Fim de dia

"Me beije, seu idiota!", disse-me o meu gato persa ontem à noite, no momento em que entrei pela porta de casa.

Imediatamente senti uma náusea fria no fundo do estômago. Aquele sentimento primário que nos assalta quando pressentimos que algo de muito errado se está a passar, o vestígio emocional dos tempos remotos em que os nossos antepassados primatas pressentiam uma cauda de felino entre a erva alta das pradarias africanas.

É que o meu gato odeia ser beijado, para além de nunca o ter ouvido falar antes com sotaque brasileiro.

Lembrava-me claramente de ter tomado a minha medicação nessa manhã, após o meu chefe me ter pedido para pelo menos vestir umas calças no local de trabalho, pelo que não podia ser isso.

Pousei cautelosamente a mala no chão enquanto passava rapidamente os olhos pela sala, à procura de qualquer coisa fora do normal. A minha esposa sorria para mim, beatificamente, da porta da cozinha. O bebé dormia, descansado, sonhando certamente com uma mijadela particularmente satisfatória. A televisão estava ligada, embora ninguém a estivesse a ver, a passar mais uma das intermináveis novelas brasileiras: em cena, uma actriz qualquer beijava sofregamente o galã do dia. Tudo normal.

Voltei a olhar para a minha gata, que me mirava de olhos semicerrados, sentada em cima da mesa. "Desculpa?" Perguntei eu, meio atarantado. "Nowwwwwwww!", exigiu ela assertivamente. O sentimento de náusea agudizou-se. Onde é que o bicho teria aprendido inglês?

Resolvi fazer de conta que nada de estranho se passava. Aproximei-me da mesa, segurei carinhosamente a cabeça peluda e apliquei-lhe um chocho demorado no focinho. O bicho ainda tentou o linguado, mas existem limites para a minha degradação moral.

Apesar de tudo, não foi inteiramente desagradável. Os rijos bigodes e o intenso hálito a peixe levaram-me de volta à adolescência, e à Srª Valentina, a peixeira que me roubou a inocência nos frios becos do Cais do Sodré.

"E eu?", perguntaram os olhos da minha esposa, agora ao meu lado, ao endireitar-me do ósculo felino. Beijei, profunda e demoradamente, a mulher que fez de mim um homem. O sentimento de náusea desvaneceu-se de imediato.
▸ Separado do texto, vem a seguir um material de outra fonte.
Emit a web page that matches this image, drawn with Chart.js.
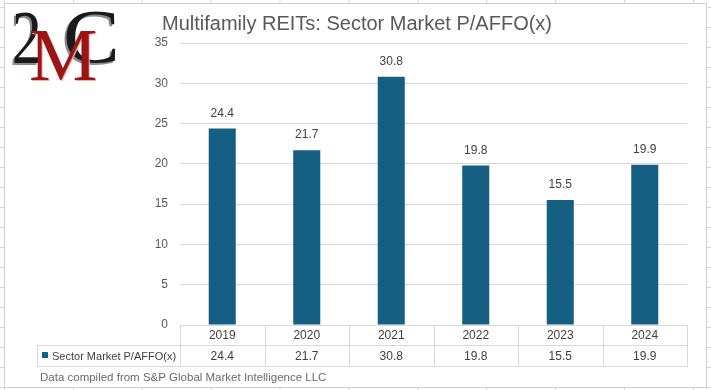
<!DOCTYPE html>
<html>
<head>
<meta charset="utf-8">
<script src="https://cdn.jsdelivr.net/npm/chart.js@4/dist/chart.umd.min.js"></script>
<style>
  html, body { margin: 0; padding: 0; }
  body {
    width: 711px; height: 390px; position: relative; overflow: hidden;
    background-color: #ffffff;
    background-image:
      linear-gradient(to right, #d6d6d6 1px, transparent 1px),
      linear-gradient(to bottom, #d6d6d6 1px, transparent 1px);
    background-size: 68.9px 100%, 100% 20px;
    background-position: 4px 0, 0 7px;
  }
  #frame {
    position: absolute; left: 4px; top: 3px; width: 701px; height: 383px;
    background: #ffffff; border: 1px solid #cfcfcf;
  }
  #c { position: absolute; left: 0; top: 0; }
</style>
</head>
<body>
<div id="frame"></div>
<canvas id="c" width="711" height="390"></canvas>
<script>
const titleText = 'Multifamily REITs: Sector Market P/AFFO(x)';
const seriesName = 'Sector Market P/AFFO(x)';
const categories = ['2019', '2020', '2021', '2022', '2023', '2024'];
const values = [24.4, 21.7, 30.8, 19.8, 15.5, 19.9];
const yMin = 0;
const yMax = 35;
const yStep = 5;
const sourceNote = 'Data compiled from S&P Global Market Intelligence LLC';

const BAR = '#156082';
const TXT = '#404040';
const AX = '#595959';
const LINE = '#d9d9d9';
const FONT = '"Liberation Sans", Arial, sans-serif';

const extras = {
  id: 'extras',
  afterDraw(chart) {
    const ctx = chart.ctx;
    const x = chart.scales.x;
    const area = chart.chartArea;
    const meta = chart.getDatasetMeta(0);
    ctx.save();
    // title
    ctx.fillStyle = AX;
    ctx.font = '20px ' + FONT;
    ctx.textAlign = 'center';
    ctx.textBaseline = 'middle';
    ctx.fillText(titleText, 357, 24);
    // data labels
    ctx.fillStyle = TXT;
    ctx.font = '12px ' + FONT;
    meta.data.forEach((bar, i) => {
      ctx.fillText(values[i].toFixed(1), bar.x, bar.y - 15);
    });
    // data table
    const half = (x.getPixelForValue(1) - x.getPixelForValue(0)) / 2;
    const top = area.bottom;
    const mid = top + 20;
    const bot = top + 41;
    const legL = 37;
    ctx.strokeStyle = LINE;
    ctx.lineWidth = 1;
    ctx.beginPath();
    ctx.moveTo(area.left, top + 0.5); ctx.lineTo(area.right, top + 0.5);
    ctx.moveTo(legL, mid + 0.5); ctx.lineTo(area.right, mid + 0.5);
    ctx.moveTo(legL, bot + 0.5); ctx.lineTo(area.right, bot + 0.5);
    ctx.moveTo(legL + 0.5, mid); ctx.lineTo(legL + 0.5, bot + 1);
    for (let i = 0; i <= categories.length; i++) {
      const px = Math.round(x.getPixelForValue(i) - half) + 0.5;
      ctx.moveTo(px, top); ctx.lineTo(px, bot + 1);
    }
    ctx.stroke();
    ctx.fillStyle = TXT;
    categories.forEach((c, i) => {
      const px = x.getPixelForValue(i);
      ctx.fillText(c, px, (top + mid) / 2 + 1);
      ctx.fillText(values[i].toFixed(1), px, (mid + bot) / 2 + 1);
    });
    ctx.fillStyle = BAR;
    ctx.fillRect(42, 352, 6, 6);
    ctx.fillStyle = TXT;
    ctx.textAlign = 'left';
    ctx.font = '11px ' + FONT;
    ctx.fillText(seriesName, 52, (mid + bot) / 2 + 1);
    // source note
    ctx.fillStyle = '#6a6a6a';
    ctx.font = '11.5px ' + FONT;
    ctx.fillText(sourceNote, 40, 378);
    // logo
    const serif = '"Liberation Serif", "DejaVu Serif", serif';
    ctx.textBaseline = 'alphabetic';
    ctx.font = '76px ' + serif;
    const glyph = (t, gx, gy, sx, col) => {
      ctx.save();
      ctx.translate(gx, gy);
      ctx.scale(sx, 1);
      ctx.fillStyle = col;
      ctx.fillText(t, 0, 0);
      ctx.restore();
    };
    glyph('2', 10, 65, 0.78, '#8a8a8a');
    glyph('C', 61, 64, 1.12, '#8a8a8a');
    glyph('2', 12, 63, 0.78, '#1a1a1a');
    glyph('C', 63, 62, 1.12, '#1a1a1a');
    ctx.font = '74px ' + serif;
    glyph('M', 30, 81, 1.04, '#e8b0b0');
    glyph('M', 29, 80, 1.04, '#9c1515');
    ctx.restore();
  }
};

new Chart(document.getElementById('c'), {
  type: 'bar',
  data: {
    labels: categories,
    datasets: [{
      label: seriesName,
      data: values,
      backgroundColor: BAR,
      borderWidth: 0,
      barPercentage: 0.64,
      categoryPercentage: 0.5
    }]
  },
  options: {
    responsive: false,
    animation: false,
    events: [],
    layout: { padding: { left: 0, right: 24, top: 43, bottom: 65 } },
    plugins: {
      legend: { display: false },
      tooltip: { enabled: false },
      title: { display: false }
    },
    scales: {
      x: { display: false },
      y: {
        min: yMin, max: yMax,
        afterFit(scale) { scale.width = 180; },
        border: { display: false },
        grid: { color: LINE, drawTicks: false, lineWidth: 1 },
        ticks: {
          stepSize: yStep,
          padding: 12,
          color: AX,
          font: { family: FONT, size: 12 }
        }
      }
    }
  },
  plugins: [extras]
});
</script>
</body>
</html>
Sorri e fiz a pergunta certa, ao sentar-me no sofá, perto o suficiente para acariciar a face do meu filho adormecido, "como foi o teu dia, amor?". A minha esposa respondeu-me, falando durante alguns minutos. Não entendi a maior parte do que ela disse, nunca entendo, mas algumas palavras soltas aqui e ali, associadas ao tom de voz usado, foram-me dando indicações sobre quando assentir com a cabeça. Eu acho que ela fala português, mas seja por que motivo for, em dez felizes anos de casado, nunca entendi patavina do que a minha esposa diz. Julgo mesmo que esse é o segredo de um casamento feliz: um canal de comunicação completamente fechado.

O abrandar do ritmo e a subida acentuada do tom de voz indicou-me que ela me perguntava algo. "Igual aos outros, sabes como é, tudo na mesma", respondi eu. Já devia chegar, pelo menos até ao jantar.

Desliguei a televisão, onde continuava o festim de lambuzice, para não dar mais ideias à minha gata. Reclinei-me para trás e fechei os olhos, enquanto esperava pelo café que a minha esposa certamente me traria nos próximos minutos. No silêncio carregado das respirações dos que amo, as vozes continuaram a tagarelar na minha cabeça, como sempre, aliás. Prestei-lhes atenção por um momento: a minha libido estava a discutir a nova campanha da Triumph com a minha moralidade religiosa, enquanto o ego reptiliano repetia incessantemente "come, come, come, come, come, come" e o pseudo-intelectual declamava estranhos versos de três linhas, que nem sequer rimavam. A confusão do costume, portanto.

Um movimento fez-me abrir os olhos. A habitual chávena de café. "Obrigado", disse eu com um sorriso, ao que a minha linda mulher respondeu algo que não percebi.

Fechei novamente os olhos e deixei os minutos passarem. O café arrefeceu, era para receber, não para beber. O gato poliglota enroscou-se ao meu lado. O bebé respirou fundo no seu sonho. A minha esposa cantarolou algo na cozinha (não consegui entender a letra). As vozes na minha cabeça sossegaram, pouco a pouco.

Adormeci.

Sonhei com uma mijadela particularmente satisfatória.